**Short problem**
From the very first line of the data to the line containing "width=322pt, minimum height=92pt]", retype everything exactly, leaving the pictures behind.
*** Recorded data ***
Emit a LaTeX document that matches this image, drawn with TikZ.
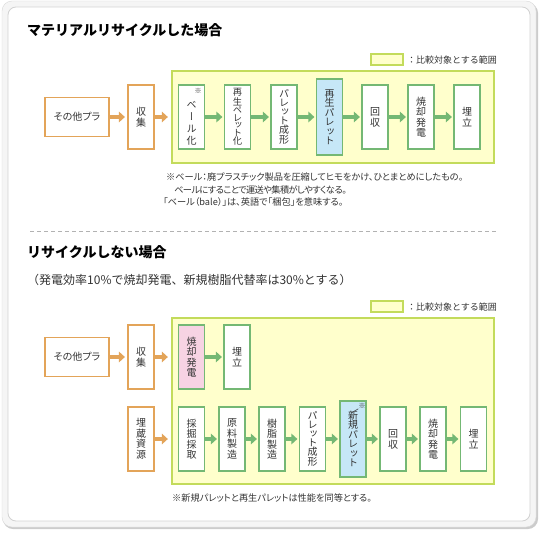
\documentclass[tikz,border=0pt]{standalone}
\usepackage{fontspec}
\setmainfont{Noto Sans CJK JP}
\newfontfamily\vfont[RawFeature=+vert]{Noto Sans CJK JP}
\newfontfamily\pfont[RawFeature=+palt]{Noto Sans CJK JP}
\usetikzlibrary{arrows.meta}
\definecolor{orangeC}{HTML}{E3A459}
\definecolor{greenC}{HTML}{74B874}
\definecolor{yellowF}{HTML}{FFFFCC}
\definecolor{yellowB}{HTML}{C3DB5B}
\definecolor{blueF}{HTML}{C6E7F7}
\definecolor{pinkF}{HTML}{F7D3E3}
\definecolor{txt}{HTML}{333333}
\begin{document}
\begin{tikzpicture}[x=1pt,y=-1pt,
  every node/.style={text=txt},
  box/.style={draw, line width=1.2pt, fill=white, minimum width=26pt, minimum height=64pt, inner sep=0pt, align=center, font=\vfont\fontsize{10}{11}\selectfont},
  obox/.style={box, draw=orangeC},
  gbox/.style={box, draw=greenC},
  tallbox/.style={gbox, minimum height=76pt, fill=blueF},
  pinkbox/.style={gbox, fill=pinkF},
  hbox/.style={obox, minimum width=64pt, minimum height=39pt, font=\pfont\fontsize{10}{11}\selectfont},
  area/.style={draw=yellowB, fill=yellowF, line width=1.3pt, inner sep=0pt},
  oarr/.style={draw=orangeC, line width=3.4pt, -{Triangle[length=6pt,width=10.5pt]}, shorten >=2.5pt},
  garr/.style={draw=greenC, line width=3.4pt, -{Triangle[length=6pt,width=10.5pt]}, shorten >=1.5pt},
  ttl/.style={anchor=west, inner sep=0pt, font=\bfseries\fontsize{14}{14}\selectfont, text=black},
  sub/.style={anchor=west, inner sep=0pt, font=\fontsize{12}{12}\selectfont},
  note/.style={anchor=west, inner sep=0pt, font=\pfont\fontsize{9.2}{10}\selectfont},
  legtxt/.style={anchor=west, inner sep=0pt, font=\fontsize{9}{9}\selectfont},
  refmark/.style={inner sep=0pt, font=\fontsize{7}{7}\selectfont}
]
\useasboundingbox (0,0) rectangle (540,532);
% frame
\fill[gray!40, rounded corners=10pt] (3,3) rectangle (538,529);
\filldraw[fill=gray!8, draw=gray!30, rounded corners=10pt] (2,1) rectangle (536,527);
\filldraw[fill=white, draw=gray!35, line width=0.8pt, rounded corners=8pt] (8,7) rectangle (530,521);

% ---------- section 1 ----------
\node[ttl] (t1) at (27,30) {マテリアルリサイクルした場合};
\node[area, minimum width=32pt, minimum height=11pt] (leg1) at (387,59.5) {};
\node[legtxt] (legt1) at (407,60) {：比較対象とする範囲};
\node[area, minimum width=322pt, minimum height=92pt] (area1) at (333,117) {};

\node[hbox] (oth1) at (77,117) {その他プラ};
\node[obox] (col1) at (141,117) {収\\集};
\node[gbox] (bale) at (191.5,117) {};
\node[inner sep=0pt, align=center, font=\vfont\fontsize{10}{12}\selectfont] (baletxt) at (191.5,123) {ベ\\ー\\ル\\化};
\node[refmark] (balemark) at (198,91) {※};
\node[gbox, font=\vfont\fontsize{9.3}{7.9}\selectfont] (pel) at (237.5,117) {再\\生\\ペ\\レ\\ッ\\ト\\化};
\node[gbox, font=\vfont\fontsize{10}{8.8}\selectfont] (pal1) at (284,117) {パ\\レ\\ッ\\ト\\成\\形};
\node[tallbox, font=\vfont\fontsize{10}{9.5}\selectfont] (rpal) at (329.5,117) {再\\生\\パ\\レ\\ッ\\ト};
\node[gbox] (rec1) at (375,117) {回\\収};
\node[gbox, font=\vfont\fontsize{10}{10.5}\selectfont] (inc1) at (421,117) {焼\\却\\発\\電};
\node[gbox] (lf1) at (467,117) {埋\\立};

\draw[oarr] (oth1) -- (col1);
\draw[oarr, shorten >=3.5pt] (col1.east) -- (col1.east -| area1.west);
\draw[garr] (bale) -- (pel);
\draw[garr] (pel) -- (pal1);
\draw[garr] (pal1) -- (rpal);
\draw[garr] (rpal) -- (rec1);
\draw[garr] (rec1) -- (inc1);
\draw[garr] (inc1) -- (lf1);

\node[note] (n1) at (166,177) {※ベール：廃プラスチック製品を圧縮してヒモをかけ、ひとまとめにしたもの。};
\node[note, font=\pfont\fontsize{9.2}{10}\selectfont\addfontfeature{LetterSpace=-6}] (n2) at (174,189.5) {ベールにすることで運送や集積がしやすくなる。};
\node[note] (n3) at (163,202) {「ベール（bale）」は、英語で「梱包」を意味する。};

\draw[gray!60, line width=0.7pt, dash pattern=on 4pt off 3pt] (30,231) -- (498,231);

% ---------- section 2 ----------
\node[ttl] (t2) at (27,252) {リサイクルしない場合};
\node[sub] (s2) at (27,280) {（発電効率10\%で焼却発電、新規樹脂代替率は30\%とする）};
\node[area, minimum width=32pt, minimum height=11pt] (leg2) at (387,306.5) {};
\node[legtxt] (legt2) at (407,307) {：比較対象とする範囲};
\node[area, minimum width=322pt, minimum height=166pt] (area2) at (333,401) {};

\node[hbox] (oth2) at (77,357) {その他プラ};
\node[obox] (col2) at (141,357) {収\\集};
\node[pinkbox, font=\vfont\fontsize{10}{10.5}\selectfont] (inc2) at (191.5,357) {焼\\却\\発\\電};
\node[gbox] (lf2) at (237,357) {埋\\立};
\draw[oarr] (oth2) -- (col2);
\draw[oarr, shorten >=3.5pt] (col2.east) -- (col2.east -| area2.west);
\draw[garr] (inc2) -- (lf2);

\node[obox, font=\vfont\fontsize{10}{10.5}\selectfont] (res) at (141,439) {埋\\蔵\\資\\源};
\node[gbox, font=\vfont\fontsize{10}{10.5}\selectfont] (mine) at (191.5,439) {採\\掘\\採\\取};
\node[gbox, font=\vfont\fontsize{10}{10.5}\selectfont] (raw) at (232,439) {原\\料\\製\\造};
\node[gbox, font=\vfont\fontsize{10}{10.5}\selectfont] (resin) at (272,439) {樹\\脂\\製\\造};
\node[gbox, font=\vfont\fontsize{10}{8.8}\selectfont] (pal2) at (312.5,439) {パ\\レ\\ッ\\ト\\成\\形};
\node[tallbox, font=\vfont\fontsize{10}{9.5}\selectfont] (npal) at (353,439) {新\\規\\パ\\レ\\ッ\\ト};
\node[refmark] (npalmark) at (362,406) {※};
\draw[txt, line width=0.5pt] (351,413) -- (npalmark.south west);
\node[gbox] (rec2) at (393,439) {回\\収};
\node[gbox, font=\vfont\fontsize{10}{10.5}\selectfont] (inc3) at (433,439) {焼\\却\\発\\電};
\node[gbox] (lf3) at (473.5,439) {埋\\立};

\draw[oarr, shorten >=3.5pt] (res.east) -- (res.east -| area2.west);
\draw[garr] (mine) -- (raw);
\draw[garr] (raw) -- (resin);
\draw[garr] (resin) -- (pal2);
\draw[garr] (pal2) -- (npal);
\draw[garr] (npal) -- (rec2);
\draw[garr] (rec2) -- (inc3);
\draw[garr] (inc3) -- (lf3);

\node[note] (n4) at (172,498) {※新規パレットと再生パレットは性能を同等とする。};
\end{tikzpicture}
\end{document}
***
**Final result**
Emit a LaTeX document that matches this image, drawn with TikZ.
\documentclass[tikz,border=0pt]{standalone}
\usepackage{fontspec}
\setmainfont{Noto Sans CJK JP}
\newfontfamily\vfont[RawFeature=+vert]{Noto Sans CJK JP}
\newfontfamily\pfont[RawFeature=+palt]{Noto Sans CJK JP}
\usetikzlibrary{arrows.meta}
\definecolor{orangeC}{HTML}{E3A459}
\definecolor{greenC}{HTML}{74B874}
\definecolor{yellowF}{HTML}{FFFFCC}
\definecolor{yellowB}{HTML}{C3DB5B}
\definecolor{blueF}{HTML}{C6E7F7}
\definecolor{pinkF}{HTML}{F7D3E3}
\definecolor{txt}{HTML}{333333}
\begin{document}
\begin{tikzpicture}[x=1pt,y=-1pt,
  every node/.style={text=txt},
  box/.style={draw, line width=1.2pt, fill=white, minimum width=26pt, minimum height=64pt, inner sep=0pt, align=center, font=\vfont\fontsize{10}{11}\selectfont},
  obox/.style={box, draw=orangeC},
  gbox/.style={box, draw=greenC},
  tallbox/.style={gbox, minimum height=76pt, fill=blueF},
  pinkbox/.style={gbox, fill=pinkF},
  hbox/.style={obox, minimum width=64pt, minimum height=39pt, font=\pfont\fontsize{10}{11}\selectfont},
  area/.style={draw=yellowB, fill=yellowF, line width=1.3pt, inner sep=0pt},
  oarr/.style={draw=orangeC, line width=3.4pt, -{Triangle[length=6pt,width=10.5pt]}, shorten >=2.5pt},
  garr/.style={draw=greenC, line width=3.4pt, -{Triangle[length=6pt,width=10.5pt]}, shorten >=1.5pt},
  ttl/.style={anchor=west, inner sep=0pt, font=\bfseries\fontsize{14}{14}\selectfont, text=black},
  sub/.style={anchor=west, inner sep=0pt, font=\fontsize{12}{12}\selectfont},
  note/.style={anchor=west, inner sep=0pt, font=\pfont\fontsize{9.2}{10}\selectfont},
  legtxt/.style={anchor=west, inner sep=0pt, font=\fontsize{9}{9}\selectfont},
  refmark/.style={inner sep=0pt, font=\fontsize{7}{7}\selectfont}
]
\useasboundingbox (0,0) rectangle (540,532);
% frame
\fill[gray!40, rounded corners=10pt] (3,3) rectangle (538,529);
\filldraw[fill=gray!8, draw=gray!30, rounded corners=10pt] (2,1) rectangle (536,527);
\filldraw[fill=white, draw=gray!35, line width=0.8pt, rounded corners=8pt] (8,7) rectangle (530,521);

% ---------- section 1 ----------
\node[ttl] (t1) at (27,30) {マテリアルリサイクルした場合};
\node[area, minimum width=32pt, minimum height=11pt] (leg1) at (387,59.5) {};
\node[legtxt] (legt1) at (407,60) {：比較対象とする範囲};
\node[area, minimum width=322pt, minimum height=92pt] (area1) at (333,117) {};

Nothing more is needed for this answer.